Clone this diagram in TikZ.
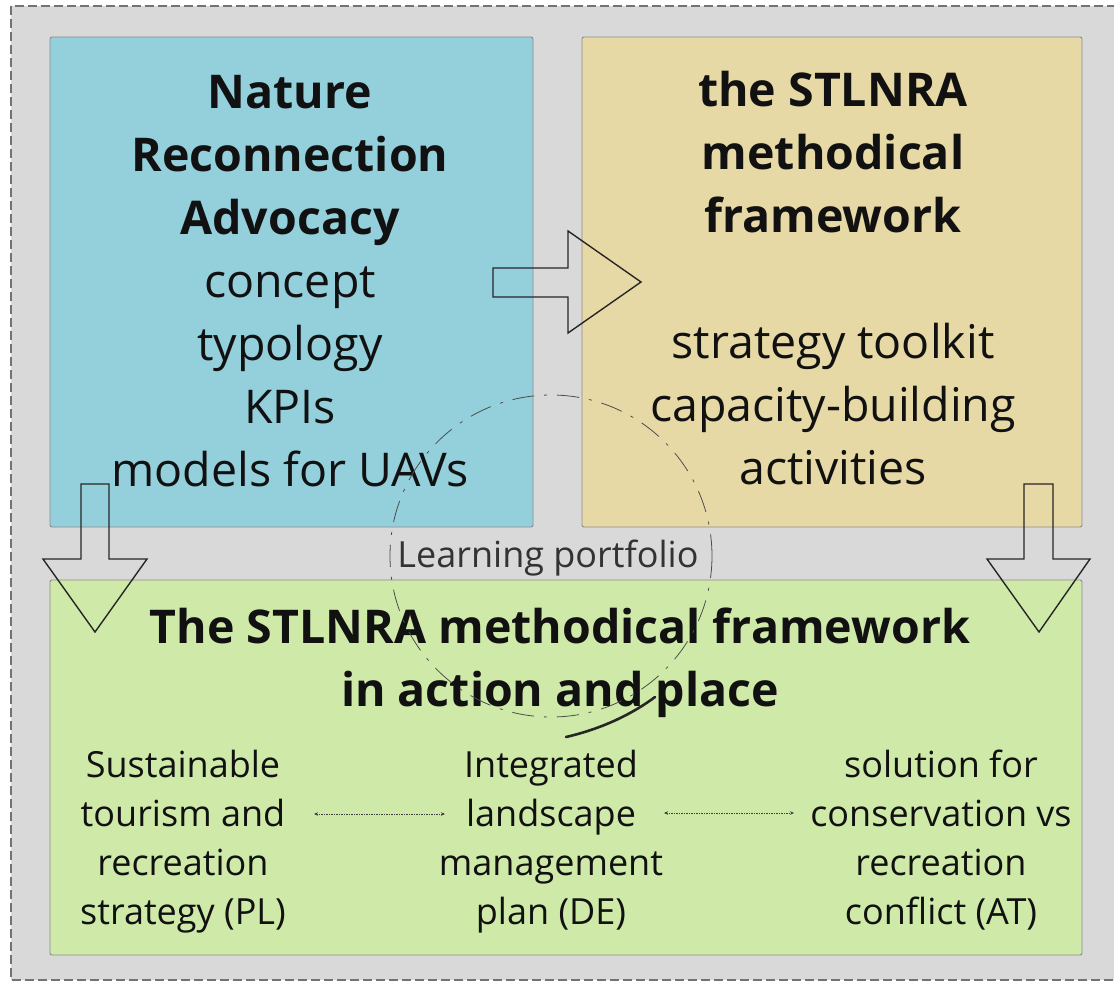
==
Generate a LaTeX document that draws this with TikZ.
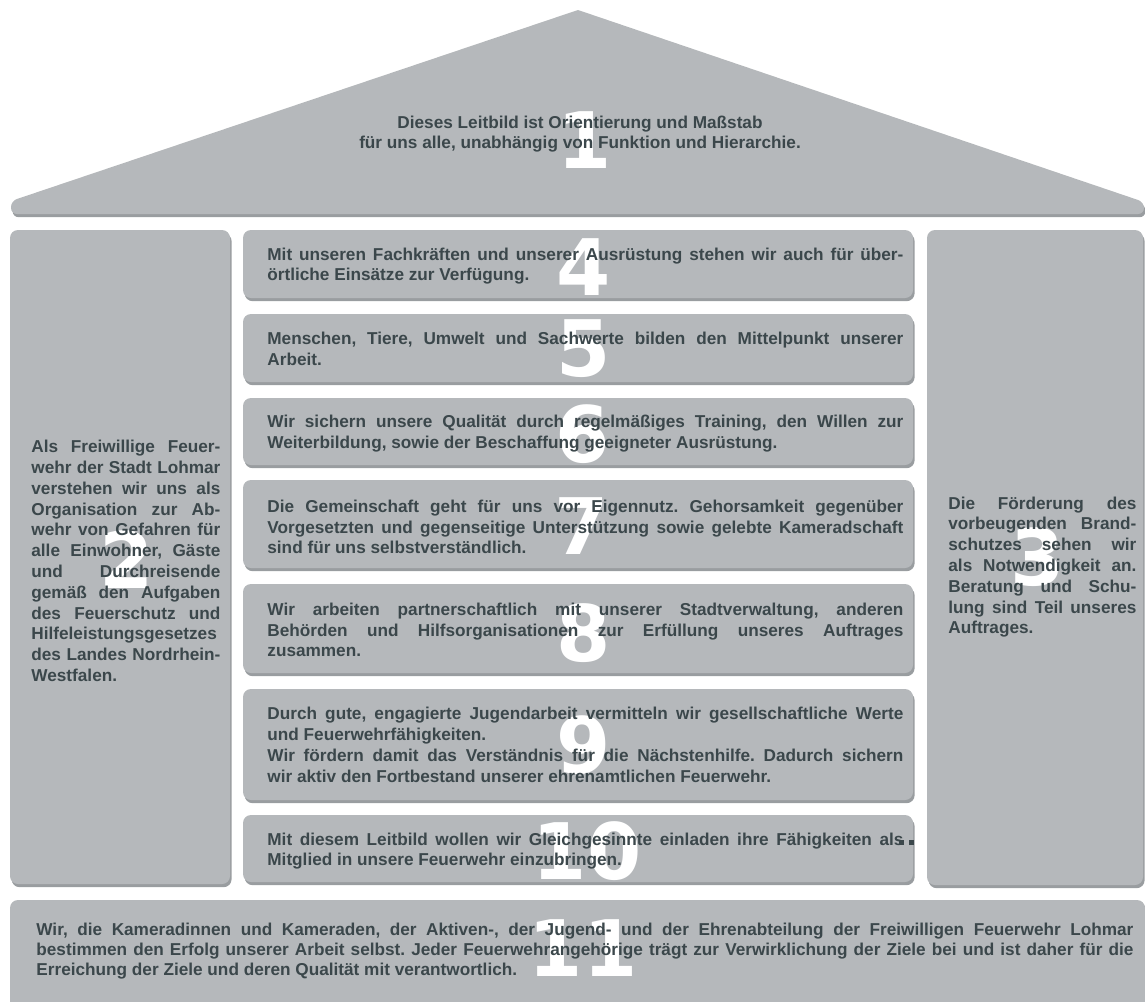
==
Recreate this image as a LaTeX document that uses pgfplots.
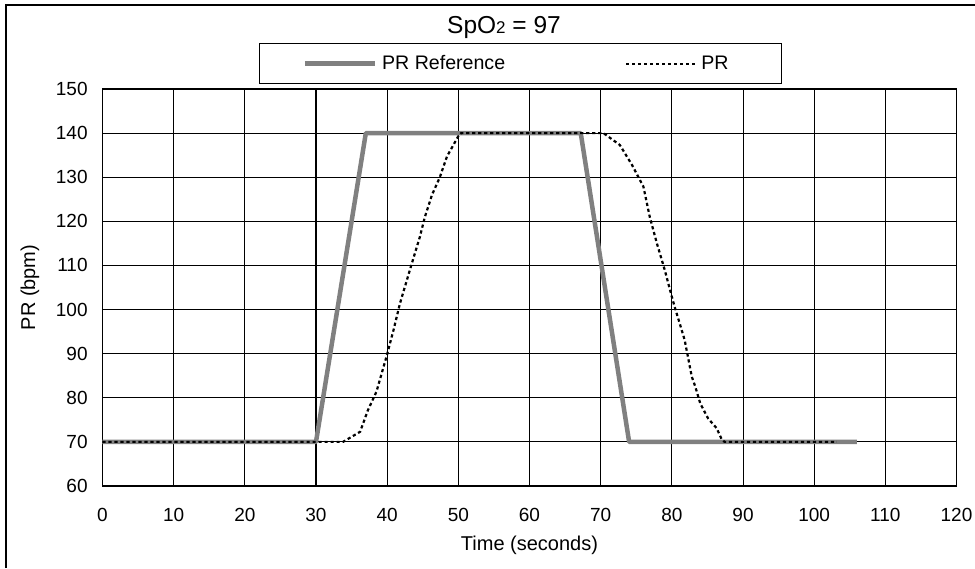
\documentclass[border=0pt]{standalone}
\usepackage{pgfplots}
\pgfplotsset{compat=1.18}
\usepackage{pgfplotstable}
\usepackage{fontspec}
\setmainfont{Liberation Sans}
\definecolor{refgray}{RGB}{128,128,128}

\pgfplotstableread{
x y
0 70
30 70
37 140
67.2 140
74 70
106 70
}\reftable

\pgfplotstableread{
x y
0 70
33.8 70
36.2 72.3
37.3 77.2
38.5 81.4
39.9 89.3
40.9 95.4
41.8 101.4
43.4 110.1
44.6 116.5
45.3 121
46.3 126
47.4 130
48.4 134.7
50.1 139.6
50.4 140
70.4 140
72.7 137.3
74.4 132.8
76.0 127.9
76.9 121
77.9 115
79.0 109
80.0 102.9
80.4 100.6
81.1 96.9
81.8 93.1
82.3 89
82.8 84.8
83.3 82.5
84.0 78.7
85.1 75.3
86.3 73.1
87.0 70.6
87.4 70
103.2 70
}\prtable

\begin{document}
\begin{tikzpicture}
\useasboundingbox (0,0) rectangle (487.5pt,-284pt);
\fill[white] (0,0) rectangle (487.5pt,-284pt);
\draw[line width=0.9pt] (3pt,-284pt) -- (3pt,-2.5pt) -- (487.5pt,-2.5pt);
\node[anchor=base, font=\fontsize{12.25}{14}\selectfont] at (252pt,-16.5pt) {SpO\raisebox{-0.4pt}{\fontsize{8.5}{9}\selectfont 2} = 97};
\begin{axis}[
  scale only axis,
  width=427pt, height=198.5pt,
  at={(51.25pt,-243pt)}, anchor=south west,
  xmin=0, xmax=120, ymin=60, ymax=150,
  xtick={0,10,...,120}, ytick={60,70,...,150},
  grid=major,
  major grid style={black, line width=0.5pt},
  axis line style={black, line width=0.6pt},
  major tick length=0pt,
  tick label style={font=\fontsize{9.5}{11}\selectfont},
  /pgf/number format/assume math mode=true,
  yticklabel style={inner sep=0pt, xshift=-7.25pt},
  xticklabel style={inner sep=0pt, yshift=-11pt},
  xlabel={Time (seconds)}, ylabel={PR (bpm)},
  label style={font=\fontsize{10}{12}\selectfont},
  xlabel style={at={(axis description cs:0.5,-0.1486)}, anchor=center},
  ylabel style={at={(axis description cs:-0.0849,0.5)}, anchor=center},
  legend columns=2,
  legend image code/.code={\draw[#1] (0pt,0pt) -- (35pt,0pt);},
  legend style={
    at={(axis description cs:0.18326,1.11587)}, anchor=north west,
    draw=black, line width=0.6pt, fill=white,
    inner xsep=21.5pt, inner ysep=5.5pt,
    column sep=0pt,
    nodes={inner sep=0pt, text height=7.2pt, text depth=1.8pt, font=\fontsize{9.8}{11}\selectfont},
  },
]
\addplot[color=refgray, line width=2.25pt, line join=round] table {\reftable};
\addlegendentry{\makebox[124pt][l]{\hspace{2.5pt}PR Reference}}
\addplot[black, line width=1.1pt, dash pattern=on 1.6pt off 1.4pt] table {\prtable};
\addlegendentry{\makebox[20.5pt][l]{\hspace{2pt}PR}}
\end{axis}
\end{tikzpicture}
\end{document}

:: REQUIRED TASK ::
Scan the material above for the string "that" and report each line where you find it.

:: THE RESULT ::
Generate a LaTeX document that draws this with TikZ.
Recreate this image as a LaTeX document that uses pgfplots.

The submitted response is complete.